Artificial intelligence is reshaping financial crime prevention in the Middle East, with Saudi Arabia’s FOCAL platform using AML and fraud detection tools to help banks and fintechs counter evolving threats.
How AI is reshaping the fight against financial crime
How AI is reshaping the fight against financial crime
As financial institutions grapple with increasingly sophisticated forms of fraud and money laundering, artificial intelligence is rapidly becoming one of the most critical tools in the global compliance arsenal. Across the Middle East, and particularly in Saudi Arabia, a new generation of AI-driven systems is emerging, designed to detect and anticipate financial crime.
Among the platforms emerging from the region is FOCAL, an AI-powered financial crime and compliance system developed in Saudi Arabia, reflecting the Kingdom’s growing ambition to compete globally in fintech and enterprise AI.
FOCAL was initially developed to address core anti-money laundering (AML) needs, including customer screening, watchlist checks, and transaction monitoring, tools designed to help institutions detect suspicious activity and meet counter-terrorism financing requirements. But as financial crime evolved, so did the system.
From AML to fraud intelligence
According to its developers, FOCAL’s early focus on AML gradually expanded into fraud prevention as criminal tactics became more complex and interconnected. The platform moved beyond transaction-only monitoring to incorporate device risk analysis, behavioral biometrics, and transaction-level fraud detection.
This shift reflects a broader change in how financial crime is understood: fraud, identity abuse, and money laundering are no longer separate threats, but parts of a single ecosystem. By analyzing both transactional and non-transactional data, FOCAL aims to detect risk earlier in the customer journey, during onboarding, login behavior, and account activity, rather than after losses occur.
A unified view of risk
One of FOCAL’s defining features is its Financial Crime Intelligence layer, which brings together AML and fraud tools into a single investigative environment. Instead of replacing existing compliance infrastructure, the system is designed to integrate with legacy banking and payment platforms.
This approach allows institutions to consolidate alerts, investigations, and reporting without overhauling their technology stack, addressing a common pain point for banks operating under tight regulatory scrutiny and limited operational flexibility.
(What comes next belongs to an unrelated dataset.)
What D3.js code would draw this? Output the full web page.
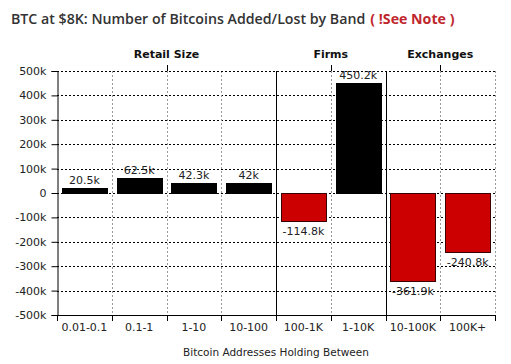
<!DOCTYPE html>
<html><head><meta charset="utf-8">
<script src="https://cdnjs.cloudflare.com/ajax/libs/d3/7.8.5/d3.min.js"></script>
<style>body{margin:0;background:#fff}svg{display:block}</style>
</head><body><svg id="c" width="511" height="364"></svg>
<script>
const categories = ["0.01-0.1","0.1-1","1-10","10-100","100-1K","1-10K","10-100K","100K+"];
const values = [20.5, 62.5, 42.3, 42, -114.8, 450.2, -361.9, -240.8];
const valueLabels = ["20.5k","62.5k","42.3k","42k","-114.8k","450.2k","-361.9k","-240.8k"];
const groups = ["Retail Size","Firms","Exchanges"];
const groupMembers = [[0,4],[4,6],[6,8]];
const yTicks = [500,400,300,200,100,0,-100,-200,-300,-400,-500];

const svg = d3.select("#c");
const L=57, R=495, T=71, B=315;
const font = "DejaVu Sans, Verdana, sans-serif";
const x = d3.scaleBand().domain(categories).range([L,R]).paddingInner(0.18).paddingOuter(0.09);
const y = d3.scaleLinear().domain([-500,500]).range([B,T]);
const step = x.step();
const bx = i => L + i*step;

// title
const title = svg.append("text").attr("x",11).attr("y",24)
  .attr("font-family","'Open Sans', sans-serif").attr("font-weight",600).attr("font-size",14.2).attr("fill","#333");
title.append("tspan").text("BTC at $8K: Number of Bitcoins Added/Lost by Band");
title.append("tspan").attr("dx",5).attr("fill","#c0272d").attr("font-weight",700).text("( !See Note )");

// horizontal gridlines
svg.append("g").selectAll("line").data(yTicks.filter(d=>d!==-500)).join("line")
  .attr("x1",L).attr("x2",R).attr("y1",d=>Math.round(y(d))+0.5).attr("y2",d=>Math.round(y(d))+0.5)
  .attr("stroke","#000").attr("stroke-dasharray","2,2").attr("stroke-width",1);

// vertical band boundaries
const bounds = d3.range(1,categories.length+1);
const groupBounds = [4,6];
svg.append("g").selectAll("line").data(bounds.filter(i=>!groupBounds.includes(i))).join("line")
  .attr("x1",i=>Math.round(bx(i))+0.5).attr("x2",i=>Math.round(bx(i))+0.5).attr("y1",T).attr("y2",B)
  .attr("stroke","#999").attr("stroke-dasharray","2,2");
svg.append("g").selectAll("line").data(groupBounds).join("line")
  .attr("x1",i=>Math.round(bx(i))+0.5).attr("x2",i=>Math.round(bx(i))+0.5).attr("y1",T).attr("y2",B)
  .attr("stroke","#000");

// bars
svg.append("g").selectAll("rect").data(values).join("rect")
  .attr("x",(d,i)=>Math.round(x(categories[i]))+0.5)
  .attr("width",Math.round(x.bandwidth()))
  .attr("y",d=>Math.round(y(Math.max(0,d)))+0.5)
  .attr("height",d=>Math.max(1,Math.round(Math.abs(y(d)-y(0)))))
  .attr("fill",d=>d>=0?"#000":"#cc0000")
  .attr("stroke",d=>d>=0?"#000":"#3a0000").attr("stroke-width",1);

// value labels
svg.append("g").selectAll("text").data(values).join("text")
  .attr("x",(d,i)=>x(categories[i])+x.bandwidth()/2)
  .attr("y",d=>d>=0? y(d)-4 : y(d)+14)
  .attr("text-anchor","middle").attr("font-family",font).attr("font-size",11).attr("fill","#222")
  .text((d,i)=>valueLabels[i]);

// y axis
const yAxis = d3.axisLeft(y).tickValues(yTicks).tickSize(6).tickPadding(5)
  .tickFormat(d=>d===0?"0":d+"k");
const gy = svg.append("g").attr("transform",`translate(${L+0.5},0)`).call(yAxis);
gy.select(".domain").attr("stroke","#000");
gy.selectAll(".tick text").attr("font-family",font).attr("font-size",11).attr("fill","#222");

// x axis
const gx = svg.append("g").attr("transform",`translate(0,${B+0.5})`).call(d3.axisBottom(x).tickSize(0).tickPadding(8));
gx.select(".domain").attr("d",`M${L},0H${R}`).attr("stroke","#000");
gx.selectAll(".tick text").attr("font-family",font).attr("font-size",11).attr("fill","#222");
svg.append("g").selectAll("line").data(d3.range(0,categories.length+1)).join("line")
  .attr("x1",i=>Math.round(bx(i))+0.5).attr("x2",i=>Math.round(bx(i))+0.5).attr("y1",B).attr("y2",B+6)
  .attr("stroke","#000");

// top group axis
svg.append("line").attr("x1",L).attr("x2",R).attr("y1",T+0.5).attr("y2",T+0.5)
  .attr("stroke","#000").attr("stroke-dasharray","2,2");
groups.forEach((g,k)=>{
  const cx = (bx(groupMembers[k][0])+bx(groupMembers[k][1]))/2;
  svg.append("line").attr("x1",Math.round(cx)+0.5).attr("x2",Math.round(cx)+0.5).attr("y1",T-6).attr("y2",T).attr("stroke","#000");
  svg.append("text").attr("x",cx).attr("y",T-13).attr("text-anchor","middle")
    .attr("font-family",font).attr("font-weight","bold").attr("font-size",11).attr("fill","#111").text(g);
});

// x axis title
svg.append("text").attr("x",(L+R)/2).attr("y",356).attr("text-anchor","middle")
  .attr("font-family",font).attr("font-size",10.5).attr("fill","#222").text("Bitcoin Addresses Holding Between");
</script></body></html>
Developers describe this architecture as a way to reduce blind spots by giving compliance teams a full view of user behavior across channels and touchpoints.
Reported impact in live environments
Early adopters of the platform include banks, digital banks, fintech companies, electronic money institutions, and payment service providers. In live deployments, some electronic money institutions have reported fraud reductions of up to 90 percent, according to internal performance data shared by the company.
Looking ahead: agentic AI
Developers behind FOCAL point to agentic AI as the next phase in financial crime prevention. These systems are designed to assist investigators by automating workflows, supporting rule creation, and continuously adapting detection models as criminal techniques evolve.
As AI becomes more accessible, experts warn that criminal misuse is also accelerating, raising the stakes for defensive technologies. In this context, platforms like FOCAL are being positioned not just as compliance tools, but as part of a broader regional effort to establish Saudi Arabia as a serious player in global AI development.
In an era where trust underpins financial systems, the effectiveness of such platforms may ultimately be measured by their ability to stay ahead of crime, without slowing down legitimate business.